Merci Bruno, le voyage dans la tête de l’enfant me semble plus nécessaire que le vrai voyage.
C’est beau cette litanie
Merci Caroline, j’aime cette idée de litanie, entre répétitions et variations.
comme quoi : il suffit d’un mot pour peupler pour toujours nos territoires intérieurs ! (tout à coup, ça me rappelle un truc de David Lynch, un souvenir de David Lynch : il disait qu’enfant, sa vie se limitait à, mm, deux cent mètres à nord de la maison, deux cent mètres au sud de la maison, etc., et qu’il parcourait ce vaste territoire avec un ami voisin et que ça lui suffisait pour se créer tout un monde et, dans ce texte de toi, je trouve que c’est ce que tu fais, voilà voilou… grand merci à toi ! je t’embrasse !

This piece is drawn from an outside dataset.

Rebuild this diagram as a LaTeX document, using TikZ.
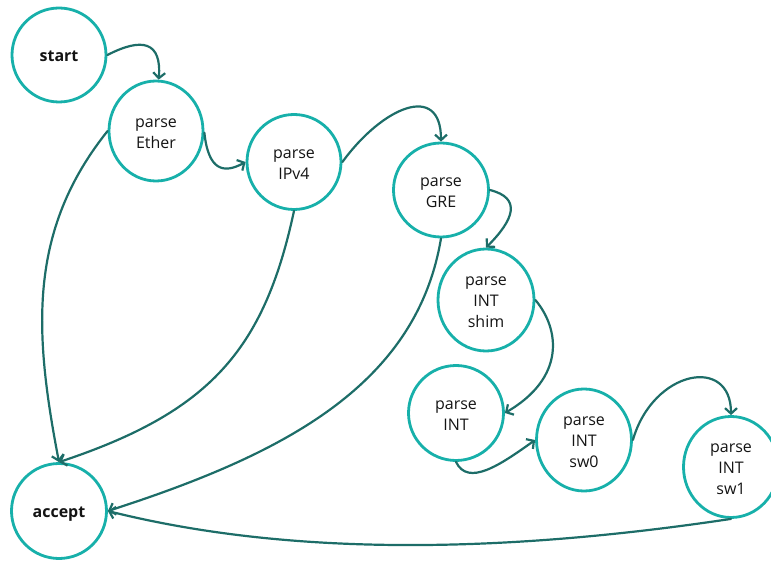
\documentclass[tikz,border=0pt]{standalone}
\usepackage{fontspec}
\setmainfont{Open Sans}
\usetikzlibrary{shapes.geometric,arrows.meta}
\definecolor{ring}{HTML}{17B0AA}
\definecolor{wire}{HTML}{1D6D68}
\definecolor{ink}{HTML}{141414}
% centred stack of label lines, drawn a little lower than its box
\newcommand\statelabel[1]{\raisebox{-2.5pt}[\height][\depth]{\begin{tabular}{@{}c@{}}#1\end{tabular}}}
\tikzset{
  state/.style={ellipse, draw=ring, line width=2.8pt, inner sep=0pt,
    text=ink, font=\fontsize{16}{21}\selectfont},
  bold state/.style={state, font=\fontsize{16}{21}\selectfont\bfseries},
  trans/.style={draw=wire, line width=2.2pt, line cap=round,
    -{Straight Barb[length=5.5pt,width=12pt]}}
}
\begin{document}
\begin{tikzpicture}[x=1pt,y=-1pt]
\useasboundingbox (0,0) rectangle (771,561);
% states
\node[bold state, minimum width=94pt, minimum height=94pt] (start) at (59,55) {\statelabel{start}};
\node[state, minimum width=94pt, minimum height=100pt] (ether) at (156,131) {\statelabel{parse\\Ether}};
\node[state, minimum width=94pt, minimum height=95pt] (ipv4) at (294,162) {\statelabel{parse\\IPv4}};
\node[state, minimum width=95pt, minimum height=94pt] (gre) at (441,190) {\statelabel{parse\\GRE}};
\node[state, minimum width=96pt, minimum height=102pt] (shim) at (486,300) {\statelabel{parse\\INT\\shim}};
\node[state, minimum width=95pt, minimum height=95pt] (int) at (456,413) {\statelabel{parse\\INT}};
\node[state, minimum width=95pt, minimum height=102pt] (sw0) at (584,440) {\statelabel{parse\\INT\\sw0}};
\node[state, minimum width=95pt, minimum height=101pt] (sw1) at (731,467) {\statelabel{parse\\INT\\sw1}};
\node[bold state, minimum width=95pt, minimum height=95pt] (accept) at (59,511) {\statelabel{accept}};
% transitions along the parser chain
\draw[trans] (start.east) .. controls +(35,-18) and +(3,-38) .. (ether.87);
\draw[trans] (ether.-2) .. controls +(4,38) and +(-22,12) .. (ipv4.west);
\draw[trans] (ipv4.east) .. controls +(40,-55) and +(0,-60) .. (gre.north);
\draw[trans] (gre.east) .. controls +(32,8) and +(28,-28) .. (shim.north);
\draw[trans] (shim.east) .. controls +(25,30) and +(60,-35) .. (int.east);
\draw[trans] (int.south) .. controls +(12,25) and +(-35,25) .. (sw0.west);
\draw[trans] (sw0.east) .. controls +(20,-70) and +(0,-60) .. (sw1.north);
% transitions into accept
\draw[trans] (ether.west) .. controls +(-80,100) and +(-25,-130) .. (accept.north);
\draw[trans] (ipv4.south) .. controls +(-30,140) and +(150,-50) .. (accept.north);
\draw[trans] (gre.south) .. controls +(-25,150) and +(170,-55) .. (accept.east);
\draw[trans] (sw1.south) .. controls +(-200,30) and +(200,50) .. (accept.east);
\end{tikzpicture}
\end{document}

Merci Vincent, oui, le voyage n’a pas besoin de beaucoup de kilomètres, un jardin, une grange et un livre suffisent à l’enfant pour découvrir la planète entière.
J’ai beaucoup aimé.
Merci beaucoup, toujours heureux quand on aime mes textes.

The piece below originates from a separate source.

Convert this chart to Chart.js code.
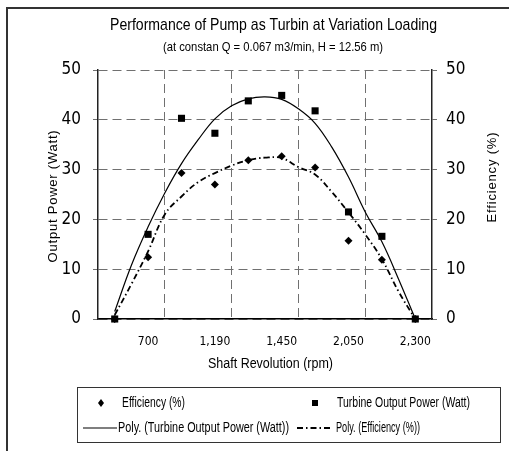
<!DOCTYPE html>
<html>
<head>
<meta charset="utf-8">
<script src="https://cdn.jsdelivr.net/npm/chart.js@4.4.1/dist/chart.umd.min.js"></script>
<style>
  html, body { margin: 0; padding: 0; background: #fff; }
  canvas { display: block; }
</style>
</head>
<body>
<canvas id="chart" width="509" height="451"></canvas>
<script>
// shaft revolution (rpm) - only every other label is printed on the axis
const categories = ['', '700', '', '1,190', '', '1,450', '', '2,050', '', '2,300'];

const powerWatt = [0, 17.0, 40.3, 37.3, 43.8, 44.9, 41.8, 21.5, 16.6, 0];
const efficiencyPct = [0, 12.4, 29.3, 27.0, 31.9, 32.7, 30.4, 15.7, 11.9, 0];

// polynomial trend lines, every half category
const trendAt = [0, 0.5, 1, 1.5, 2, 2.5, 3, 3.5, 4, 4.5, 5, 5.5, 6, 6.5, 7, 7.5, 8, 8.5, 9];
const powerTrend = [1.5, 10.8, 18.5, 25.3, 31.2, 36.0, 40.2, 42.8, 44.2, 44.6, 44.1, 42.2, 39.3, 34.5, 28.5, 21.5, 15.5, 8.0, 0];
const efficiencyTrend = [0.8, 7.0, 13.6, 21.0, 24.6, 27.5, 29.3, 30.8, 31.9, 32.4, 32.3, 30.5, 29.0, 25.5, 21.4, 17.0, 12.0, 5.5, 0];

const yTicks = [0, 10, 20, 30, 40, 50];

const COND = '"DejaVu Sans Condensed", "Liberation Sans", sans-serif';
const SANS = '"Liberation Sans", Arial, sans-serif';

const GRID = '#707070';
const DASH = [9, 5];

// text squeezed to the width it has in the picture (the original is Arial Narrow)
function narrowText(ctx, text, x, y, width, align) {
  const w = ctx.measureText(text).width;
  ctx.save();
  ctx.translate(x, y);
  ctx.scale(width / w, 1);
  ctx.textAlign = align;
  ctx.fillText(text, 0, 0);
  ctx.restore();
}

function spacedVertical(ctx, text, cx, cy, length) {
  ctx.save();
  ctx.letterSpacing = '0px';
  const w = ctx.measureText(text).width;
  const sp = Math.max(0, (length - w) / (text.length - 1));
  ctx.letterSpacing = sp.toFixed(2) + 'px';
  const total = ctx.measureText(text).width;
  ctx.translate(cx, cy);
  ctx.rotate(-Math.PI / 2);
  ctx.textAlign = 'left';
  ctx.fillText(text, -total / 2, 0);
  ctx.restore();
}

const frameAndText = {
  id: 'frameAndText',
  afterDraw(chart) {
    const ctx = chart.ctx;
    ctx.save();

    // outer frame (only left and top edges are in the picture)
    ctx.strokeStyle = '#333';
    ctx.lineWidth = 2;
    ctx.strokeRect(7, 8, 600, 600);

    ctx.fillStyle = '#000';
    ctx.textBaseline = 'middle';
    ctx.font = '17px ' + SANS;
    narrowText(ctx, 'Performance of Pump as Turbin at Variation Loading', 273.5, 25, 327, 'center');
    ctx.font = '13px ' + SANS;
    narrowText(ctx, '(at constan Q = 0.067 m3/min, H = 12.56 m)', 273, 47, 220, 'center');

    ctx.font = '14px ' + SANS;
    narrowText(ctx, 'Shaft Revolution (rpm)', 270.5, 364, 125, 'center');

    // axis titles, both read bottom to top
    ctx.font = '13px ' + SANS;
    spacedVertical(ctx, 'Output Power (Watt)', 53, 196, 132);
    spacedVertical(ctx, 'Efficiency (%)', 492, 177, 90);

    // legend
    ctx.strokeStyle = '#333';
    ctx.lineWidth = 1;
    ctx.strokeRect(77.5, 387.5, 423, 55);

    ctx.font = '14px ' + SANS;
    const r1 = 403, r2 = 428;

    ctx.beginPath();
    ctx.moveTo(101, r1 - 4); ctx.lineTo(104, r1); ctx.lineTo(101, r1 + 4); ctx.lineTo(98, r1);
    ctx.closePath();
    ctx.fill();
    narrowText(ctx, 'Efficiency (%)', 122, r1, 63, 'left');

    ctx.fillRect(312, r1 - 3, 6, 6);
    narrowText(ctx, 'Turbine Output Power (Watt)', 337, r1, 133, 'left');

    ctx.strokeStyle = '#000';
    ctx.lineWidth = 1.2;
    ctx.beginPath();
    ctx.moveTo(83, r2); ctx.lineTo(117, r2);
    ctx.stroke();
    narrowText(ctx, 'Poly. (Turbine Output Power (Watt))', 118, r2, 171, 'left');

    ctx.lineWidth = 1.8;
    ctx.setLineDash([6, 3, 1.5, 3]);
    ctx.beginPath();
    ctx.moveTo(297, r2); ctx.lineTo(333, r2);
    ctx.stroke();
    ctx.setLineDash([]);
    narrowText(ctx, 'Poly. (Efficiency (%))', 336, r2, 84, 'left');

    ctx.restore();
  }
};

new Chart(document.getElementById('chart'), {
  type: 'line',
  data: {
    labels: categories,
    datasets: [
      {
        label: 'Poly. (Turbine Output Power (Watt))',
        data: trendAt.map((x, i) => ({ x: x, y: powerTrend[i] })),
        xAxisID: 'xt',
        borderColor: '#000',
        borderWidth: 1.2,
        pointRadius: 0,
        tension: 0.4,
        clip: false
      },
      {
        label: 'Poly. (Efficiency (%))',
        data: trendAt.map((x, i) => ({ x: x, y: efficiencyTrend[i] })),
        xAxisID: 'xt',
        borderColor: '#000',
        borderWidth: 1.8,
        borderDash: [6, 3, 1.5, 3],
        pointRadius: 0,
        tension: 0.4,
        clip: false
      },
      {
        label: 'Efficiency (%)',
        data: efficiencyPct,
        showLine: false,
        pointStyle: 'rectRot',
        pointRadius: 4,
        backgroundColor: '#000',
        borderColor: '#000',
        borderWidth: 0,
        clip: false
      },
      {
        label: 'Turbine Output Power (Watt)',
        data: powerWatt,
        showLine: false,
        pointStyle: 'rect',
        pointRadius: 5,
        backgroundColor: '#000',
        borderColor: '#000',
        borderWidth: 0,
        clip: false
      }
    ]
  },
  options: {
    responsive: false,
    animation: false,
    layout: { padding: { top: 70, left: 0, right: 0, bottom: 0 } },
    plugins: {
      legend: { display: false },
      title: { display: false },
      tooltip: { enabled: false }
    },
    scales: {
      x: {
        type: 'category',
        offset: true,
        afterFit: s => { s.height = 132; },
        grid: {
          offset: true,
          drawTicks: false,
          lineWidth: 1,
          color: c => (c.index > 0 && c.index < categories.length && c.index % 2 === 0) ? GRID : 'rgba(0,0,0,0)'
        },
        border: { display: true, color: '#000', width: 1.5, dash: DASH },
        ticks: {
          autoSkip: false,
          maxRotation: 0,
          padding: 16,
          color: '#000',
          font: { family: COND, size: 12 }
        }
      },
      // hidden companion axis so the trend curves can be sampled between categories
      xt: {
        type: 'linear',
        display: false,
        min: -0.5,
        max: categories.length - 0.5
      },
      y: {
        position: 'left',
        min: 0,
        max: 50,
        afterFit: s => { s.width = 98; },
        afterBuildTicks: s => { s.ticks = yTicks.map(v => ({ value: v })); },
        grid: {
          color: GRID,
          lineWidth: 1,
          tickLength: 5,
          tickColor: GRID,
          tickBorderDash: []
        },
        border: { display: true, color: '#222', width: 1.5, dash: DASH },
        ticks: {
          padding: 12,
          color: '#000',
          font: { family: COND, size: 17 }
        }
      },
      y2: {
        position: 'right',
        min: 0,
        max: 50,
        afterFit: s => { s.width = 77; },
        afterBuildTicks: s => { s.ticks = yTicks.map(v => ({ value: v })); },
        grid: {
          drawOnChartArea: false,
          tickLength: 5,
          tickColor: GRID
        },
        border: { display: true, color: '#222', width: 1.5 },
        ticks: {
          padding: 9,
          color: '#000',
          font: { family: COND, size: 17 }
        }
      }
    }
  },
  plugins: [frameAndText]
});
</script>
</body>
</html>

C’est très beau et ce qui est vraiment réussi c’est cette circulation entre Ici et Ailleurs, l’esprit qui part totalement ailleurs, revient concrètement (prosaïquement ?) ici puis repart, etc. Ça donne le vertige comme si le voyage avait réellement été accompli.
Merci Xavier, cet ailleurs est une sorte de rêve d’enfant, et l’enfant en rêvant voyage pour de vrai.
c’est beau la géographie des grands espaces vue par un enfant
surtout quand l’enfant rêve, merci ana pour ce commentaire.